I don’t know the debate literature on the Mises–Hayek re-homogenization and de-homogenization well enough to know where this comment fits in, but this is something I’ve been thinking about for a short while now. There is a defensible way of interpreting Mises’ work on economic calculation in a socialist society as a Hayekian knowledge problem. It came to me when I read Jörg Guido Hülsmann’s Mises: The Last Knight of Liberalism, specifically when he discusses the motives behind Mises’ work. I don’t know whether Mises ever foresaw the knowledge problem, but it seems to me to be a small step from his position on the problem of imputation.

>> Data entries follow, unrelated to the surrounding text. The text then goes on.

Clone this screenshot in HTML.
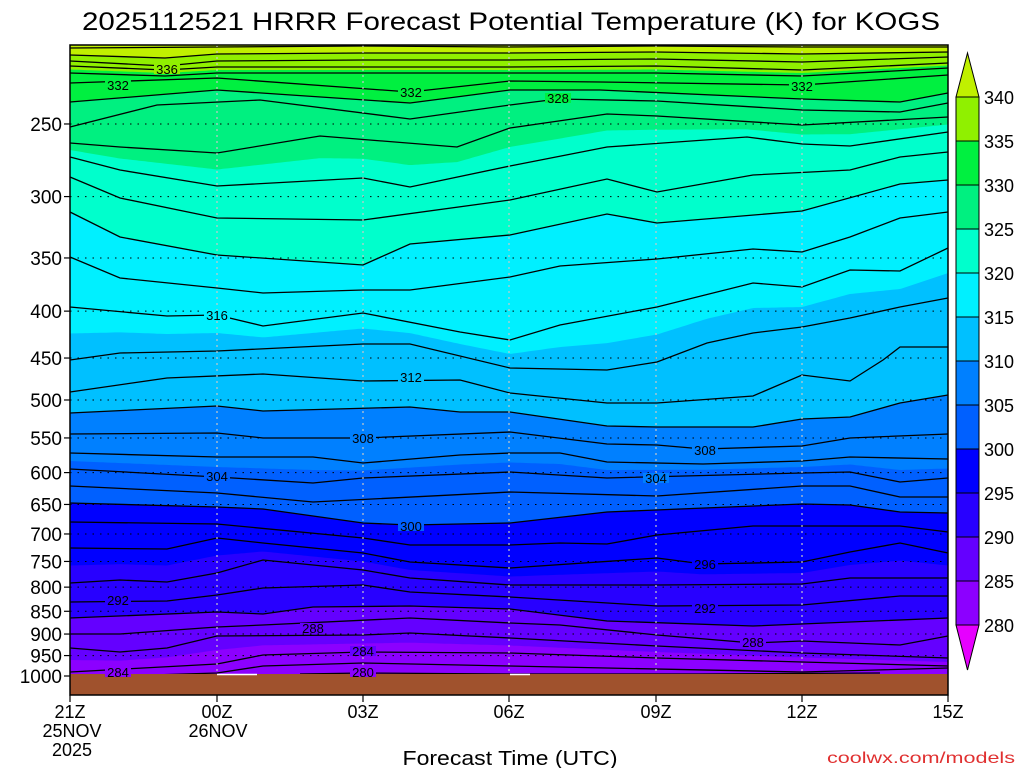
<!DOCTYPE html>
<html><head><meta charset="utf-8"><style>
html,body{margin:0;padding:0;background:#fff;}
svg{display:block;font-family:"Liberation Sans",sans-serif;}
</style></head><body>
<svg id="s" width="1024" height="768" viewBox="0 0 1024 768" xmlns="http://www.w3.org/2000/svg">
<rect width="1024" height="768" fill="#fff"/>
<g id="fills"></g>
<g id="lines" fill="none" stroke="#000" stroke-width="1.3"></g>
<g id="grid"></g>
<rect x="70" y="674" width="878" height="21" fill="#a0522d"/>
<line x1="217" y1="674.5" x2="257" y2="674.5" stroke="#fff" stroke-width="1.5"/>
<line x1="510" y1="674.5" x2="530" y2="674.5" stroke="#fff" stroke-width="1.5"/>
<g id="labels" font-size="13"></g>
<rect x="70" y="45" width="878" height="650" fill="none" stroke="#000" stroke-width="1.5"/>
<g id="axes"></g>
<text x="511" y="30" font-size="25" text-anchor="middle" textLength="858" lengthAdjust="spacingAndGlyphs">2025112521 HRRR Forecast Potential Temperature (K) for KOGS</text>
<text x="510" y="765" font-size="20" text-anchor="middle" textLength="215" lengthAdjust="spacingAndGlyphs">Forecast Time (UTC)</text>
<text x="1015" y="763" font-size="16" text-anchor="end" fill="#e03030" textLength="188" lengthAdjust="spacingAndGlyphs">coolwx.com/models</text>
<g id="cbar"></g>
</svg>
<script>
var NS="http://www.w3.org/2000/svg";
function el(p,t,a,txt){var e=document.createElementNS(NS,t);for(var k in a)e.setAttribute(k,a[k]);if(txt!==undefined)e.textContent=txt;p.appendChild(e);return e;}
var L={
342:[[70,48],[217,47],[363,46],[509,47],[656,46],[802,47],[948,47]],
340:[[70,55],[165,58],[217,54],[363,53],[509,53],[656,52],[802,54],[948,52]],
338:[[70,61],[165,66],[217,61],[363,60],[509,60],[656,59],[802,62],[948,57]],
336:[[70,66],[165,70],[217,67],[363,67],[509,67],[656,66],[802,70],[948,63]],
334:[[70,73],[165,76],[217,73],[363,73],[509,73],[656,73],[802,76],[948,68]],
332:[[70,83],[217,78],[410,92],[510,81],[600,82],[802,85],[948,75]],
330:[[70,102],[217,90],[410,103],[510,90],[600,90],[802,99],[900,102],[948,93]],
328:[[70,127],[157,105],[260,100],[410,119],[510,105],[558,99],[657,101],[802,110],[900,112],[948,103]],
326:[[70,143],[120,147],[217,153],[320,136],[457,147],[510,128],[607,114],[657,116],[802,125],[948,117]],
324:[[70,157],[120,170],[217,186],[363,178],[410,187],[510,166],[607,147],[747,137],[802,144],[850,146],[948,132]],
322:[[70,177],[120,198],[217,218],[363,220],[510,200],[607,179],[657,192],[753,175],[850,170],[900,157],[948,152]],
320:[[70,212],[120,237],[217,255],[363,265],[410,244],[510,235],[607,214],[657,223],[802,211],[900,184],[948,180]],
318:[[70,257],[120,278],[217,288],[263,293],[363,290],[410,290],[510,277],[560,266],[657,259],[753,249],[802,252],[850,237],[900,218],[948,212]],
316:[[70,307],[167,316],[217,315],[263,326],[363,313],[460,332],[510,340],[560,325],[657,307],[753,283],[802,287],[850,270],[900,271],[948,248]],
314:[[70,360],[120,353],[217,351],[363,344],[410,344],[510,368],[607,370],[657,362],[707,343],[753,333],[802,327],[850,318],[900,307],[948,298]],
312:[[70,392],[167,378],[263,374],[363,381],[460,380],[510,393],[607,403],[657,403],[753,396],[802,375],[850,381],[883,360],[900,347],[948,347]],
310:[[70,413],[217,406],[263,411],[410,407],[460,412],[510,412],[607,426],[657,427],[753,427],[802,419],[850,417],[900,403],[948,395]],
308:[[70,434],[217,433],[263,438],[363,438],[510,432],[607,444],[657,445],[703,449],[802,446],[850,438],[948,434]],
306:[[70,453],[217,457],[313,457],[363,463],[460,455],[510,453],[560,453],[607,462],[703,464],[802,461],[850,457],[948,459]],
304:[[70,469],[217,477],[313,483],[363,478],[510,472],[607,478],[802,473],[850,472],[900,482],[948,478]],
302:[[70,486],[217,493],[313,502],[510,492],[657,496],[802,486],[850,486],[900,497],[948,497]],
300:[[70,503],[217,507],[263,509],[363,523],[410,525],[510,523],[607,512],[802,504],[850,505],[900,512],[948,513]],
298:[[70,522],[217,524],[363,538],[410,545],[510,545],[560,543],[607,544],[657,535],[753,526],[900,526],[948,532]],
296:[[70,548],[167,549],[217,538],[263,543],[363,553],[410,562],[510,568],[657,558],[703,564],[802,562],[850,552],[900,543],[948,553]],
294:[[70,583],[120,580],[167,582],[217,573],[263,560],[363,570],[410,578],[510,585],[657,585],[802,584],[850,578],[948,578]],
292:[[70,602],[167,601],[217,595],[263,588],[363,585],[410,592],[510,597],[657,606],[802,605],[900,596],[948,596]],
290:[[70,618],[217,612],[263,614],[313,607],[410,606],[510,609],[607,621],[753,626],[948,618]],
288:[[70,634],[120,634],[217,627],[263,625],[410,618],[510,623],[560,625],[657,635],[753,643],[802,641],[900,645],[948,636]],
286:[[70,648],[120,652],[167,648],[217,636],[363,635],[410,633],[510,638],[657,646],[802,653],[948,658]],
284:[[70,672],[217,664],[263,655],[363,652],[510,653],[657,658],[802,662],[948,666]],
282:[[120,676],[217,673],[263,666],[363,663],[510,666],[802,672],[948,668]],
280:[[300,674],[363,673],[510,674],[700,674],[880,673]]
};
function yAt(pts,x){if(x<=pts[0][0])return pts[0][1];for(var i=1;i<pts.length;i++){if(x<=pts[i][0]){var a=pts[i-1],b=pts[i];return a[1]+(b[1]-a[1])*(x-a[0])/(b[0]-a[0]);}}return pts[pts.length-1][1];}
var COL={280:'#8c00ff',285:'#6400ff',290:'#2800ff',295:'#0000ff',300:'#0060ff',305:'#0080ff',310:'#00c0ff',315:'#00f0ff',320:'#00ffcc',325:'#00f080',330:'#00f040',335:'#90f000',340:'#c0f000'};
var B={};
[285,290,295,300,305,310,315,320,325,330,335,340].forEach(function(v){
  B[v]=function(x){ if(L[v])return yAt(L[v],x); return (yAt(L[v-1],x)+yAt(L[v+1],x))/2;};
});
var fills=document.getElementById('fills');
el(fills,'rect',{x:70,y:45,width:878,height:650,fill:COL[280]});
[285,290,295,300,305,310,315,320,325,330,335,340].forEach(function(v){
  var d='M70,45';
  for(var x=70;x<=948;x+=3){d+=' L'+x+','+B[v](x).toFixed(1);}
  d+=' L948,'+B[v](948).toFixed(1)+' L948,45 Z';
  el(fills,'path',{d:d,fill:COL[v]});
});
function colAt(x,y){var c=COL[280];[285,290,295,300,305,310,315,320,325,330,335,340].forEach(function(v){if(y<B[v](x))c=COL[v];});return c;}
var lines=document.getElementById('lines');
for(var k in L){el(lines,'polyline',{points:L[k].map(function(p){return p.join(',');}).join(' ')});}
var grid=document.getElementById('grid'),axes=document.getElementById('axes');
var P=[250,300,350,400,450,500,550,600,650,700,750,800,850,900,950,1000];
P.forEach(function(p){var y=676-398.2*Math.log(1000/p);
 el(grid,'line',{x1:70,x2:948,y1:y,y2:y,stroke:'#000','stroke-width':1,'stroke-dasharray':'1.5,6'});
 el(axes,'line',{x1:64,x2:70,y1:y,y2:y,stroke:'#000','stroke-width':1.2});
 el(axes,'text',{x:62,y:y+7,'font-size':19,'text-anchor':'end'},String(p));
});
var XS=[70,217,363,509,656,802,948],XL=['21Z','00Z','03Z','06Z','09Z','12Z','15Z'];
XS.forEach(function(x,i){
 if(i>0&&i<6)el(grid,'line',{x1:x,x2:x,y1:45,y2:695,stroke:'#c8c8c8','stroke-width':1.2,'stroke-dasharray':'2,4'});
 el(axes,'line',{x1:x,x2:x,y1:695,y2:702,stroke:'#000','stroke-width':1.2});
 el(axes,'text',{x:x,y:718,'font-size':18,'text-anchor':'middle'},XL[i]);
});
el(axes,'text',{x:72,y:737,'font-size':18,'text-anchor':'middle'},'25NOV');
el(axes,'text',{x:72,y:756,'font-size':18,'text-anchor':'middle'},'2025');
el(axes,'text',{x:218,y:737,'font-size':18,'text-anchor':'middle'},'26NOV');
var lab=document.getElementById('labels');
[[336,167,69],[332,118,85],[332,411,92],[328,558,98],[332,802,86],[316,217,315],[312,411,377],[308,363,438],[308,705,450],[304,217,476],[304,656,478],[300,411,526],[296,705,564],[292,118,600],[292,705,608],[288,313,628],[288,753,642],[284,363,651],[284,118,672],[280,363,672]].forEach(function(a){
 var x=a[1],y=a[2];
 el(lab,'rect',{x:x-13,y:y-5,width:26,height:10,fill:colAt(x,y-9)});
 el(lab,'text',{x:x,y:y+5,'text-anchor':'middle'},String(a[0]));
});
var cb=document.getElementById('cbar');
var vals=[335,330,325,320,315,310,305,300,295,290,285,280];
vals.forEach(function(v,i){el(cb,'rect',{x:956,y:97+i*44,width:23,height:44,fill:COL[v],stroke:'#000','stroke-width':1});});
el(cb,'polygon',{points:'956,97 979,97 967.5,53',fill:'#c0f000',stroke:'#000','stroke-width':1});
el(cb,'polygon',{points:'956,625 979,625 967.5,670',fill:'#e600ff',stroke:'#000','stroke-width':1});
[340,335,330,325,320,315,310,305,300,295,290,285,280].forEach(function(v,i){el(cb,'text',{x:984,y:104+i*44,'font-size':18},String(v));});
</script>
</body></html>
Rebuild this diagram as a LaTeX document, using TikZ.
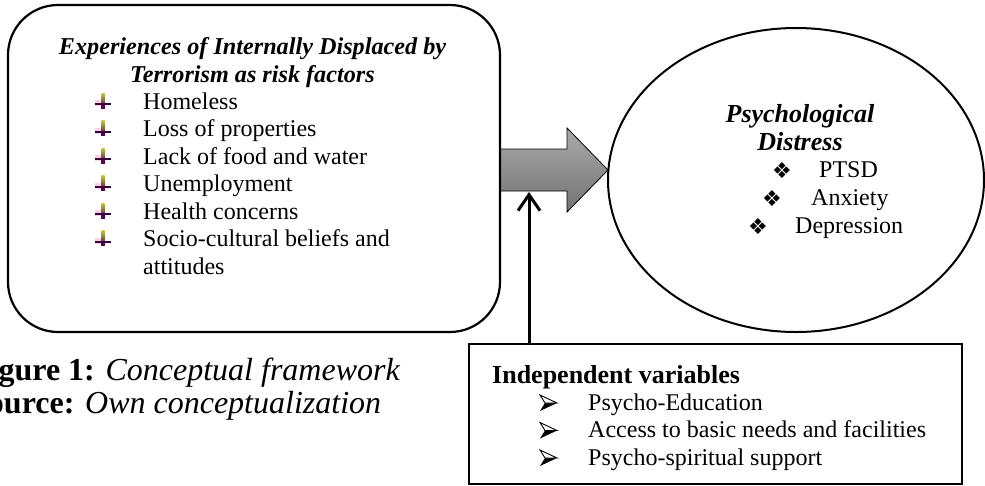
\documentclass[tikz,border=0pt]{standalone}
\usepackage{fontspec}
\setmainfont{Liberation Serif}
\newfontfamily\dingfont{DejaVu Sans}
\usetikzlibrary{shapes.geometric,arrows.meta}
\begin{document}
\begin{tikzpicture}[x=1pt,y=-1pt,
  body/.style={font=\fontsize{24}{27.5}\selectfont, inner sep=0pt},
  headbi/.style={font=\fontsize{24.2}{28}\selectfont\bfseries\itshape, inner sep=0pt},
  headb/.style={font=\fontsize{26}{29}\selectfont\bfseries, inner sep=0pt},
  caption/.style={font=\fontsize{32}{36}\selectfont, inner sep=0pt, anchor=base west},
  ding/.style={font=\fontsize{22}{24}\selectfont\dingfont, inner sep=0pt, anchor=base},
  frame/.style={draw=black, line width=2.2pt, fill=white, inner sep=0pt},
  riskmark/.pic={
    \fill[magenta!30, opacity=.6] (-8,-9) rectangle (-2,-3);
    \shade[top color=yellow!55!gray, bottom color=violet!55!black] (-1.5,-16) rectangle (1.5,-1);
    \fill[violet!45!black] (-8,-6) rectangle (8,-3.8);
    \fill[violet!70!black] (-2,-3.8) rectangle (2,-0.5);
  },
  arrowmark/.pic={
    \fill[black] (-8,1) -- (-3,-7) -- (9,-7) -- cycle;
    \draw[black, line width=0.9pt, line join=miter, fill=white] (-8,-15) -- (9,-7) -- (-3,-7) -- cycle;
  }
]
\useasboundingbox (0,0) rectangle (985,485);
\clip (0,0) rectangle (985,485);
\fill[white] (0,0) rectangle (985,485);

% block arrow between the two shapes
\shade[top color=black!33, bottom color=black!55, draw=black, line width=0.8pt]
  (500,149) coordinate (shaftA) -- (567,149) -- (567,128) -- (608,170) coordinate (tipA)
  -- (567,212) -- (567,191) -- (500,191) -- cycle;

% risk factors box
\node[frame, rounded corners=50pt, minimum width=492pt, minimum height=327pt] (risk) at (254,168.5) {};
\node[headbi, anchor=base] (t1) at (252.5,54) {Experiences of Internally Displaced by};
\node[headbi, anchor=base] (t2) at (252.5,82) {Terrorism as risk factors};
\foreach \y/\n in {109/m1,136.5/m2,164/m3,191.5/m4,219/m5,246.5/m6}
  \pic (\n) at (103,\y) {riskmark};
\node[body, anchor=base west] (r1) at (143,109) {Homeless};
\node[body, anchor=base west] (r2) at (143,136.5) {Loss of properties};
\node[body, anchor=base west] (r3) at (143,164) {Lack of food and water};
\node[body, anchor=base west] (r4) at (143,191.5) {Unemployment};
\node[body, anchor=base west] (r5) at (143,219) {Health concerns};
\node[body, anchor=base west] (r6) at (143,246.5) {Socio-cultural beliefs and};
\node[body, anchor=base west] (r7) at (143,274) {attitudes};

% outcome ellipse
\node[frame, line width=2pt, ellipse, minimum width=376pt, minimum height=304pt] (distress) at (796,180) {};
\node[headb, font=\fontsize{26}{29}\selectfont\bfseries\itshape, anchor=base] (p1) at (800,122) {Psychological};
\node[headb, font=\fontsize{26}{29}\selectfont\bfseries\itshape, anchor=base] (p2) at (800,150) {Distress};
\node[ding] (d1) at (782,178) {❖};
\node[ding] (d2) at (772,206) {❖};
\node[ding] (d3) at (758,234) {❖};
\node[body, anchor=base west] (o1) at (819,177) {PTSD};
\node[body, anchor=base west] (o2) at (811,205) {Anxiety};
\node[body, anchor=base west] (o3) at (795,233) {Depression};

% independent variables box
\node[frame, minimum width=493pt, minimum height=140pt] (vars) at (715.5,414) {};
\node[headb, anchor=base west] (v0) at (492,383) {Independent variables};
\foreach \y/\n in {410/a1,437.5/a2,465/a3}
  \pic (\n) at (548,\y) {arrowmark};
\node[body, anchor=base west] (v1) at (588,410) {Psycho-Education};
\node[body, anchor=base west] (v2) at (588,437.5) {Access to basic needs and facilities};
\node[body, anchor=base west] (v3) at (588,465) {Psycho-spiritual support};

% moderating arrow into the block arrow
\coordinate (tipV) at (529,192);
\draw[line width=3pt, -{Straight Barb[length=16pt,width=22pt]}] (tipV |- vars.north) -- (tipV);

% caption
\node[caption] (cap1) at (-30,380) {\textbf{Figure 1:} \textit{Conceptual framework}};
\node[caption] (cap2) at (-30,413) {\textbf{Source:} \textit{Own conceptualization}};
\end{tikzpicture}
\end{document}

I’m sure the idea had been floating around for some time, but in Principles Carl Menger posits that the values of means of production are derived from the values of the demanded consumer goods they ultimately produce. This is known as price imputation, or derived demand. The problem is that nobody really understood how this process occurred. There were a number of theories developed, including one by Friedrich von Weiser which revolved around his concept of “natural value.” Mises, in a sense, sidestepped the problem by accepting that these values simply aren’t known. This set the stage for the development of his theory of economic calculation: markets develop proxies, known as prices. Prices aren’t a perfect reflection of value, but monetary profit and loss accounting helps the process balance without capsizing.
The main issue of contention, as I understand it, is that Mises emphasized property and Hayek emphasized knowledge. These aren’t incompatible positions. If we look at it from an institutional perspective, Mises was explaining the institutions which provide the rules which determine the process of price determination, and these institutions include private property — without the owners and would-be owners of the means of production bidding their property back-and-forth on markets, prices would not form. But, this was to help fill the gap in the theory of imputation: this knowledge isn’t necessary if society develops proxies to take its place. Hayek, occupied with related work on equilibrium theory and expectations, simply focused on the knowledge aspect of the subject. He was also debating economists who thought they did have the theory to run the economy, and he had to remind them that their models without real world values were useless for planning.
Some people think the two theories to be incompatible. Others think them compatible, but ultimately two different critiques of socialism. I think it’s the same critique of socialism seen from two different angles.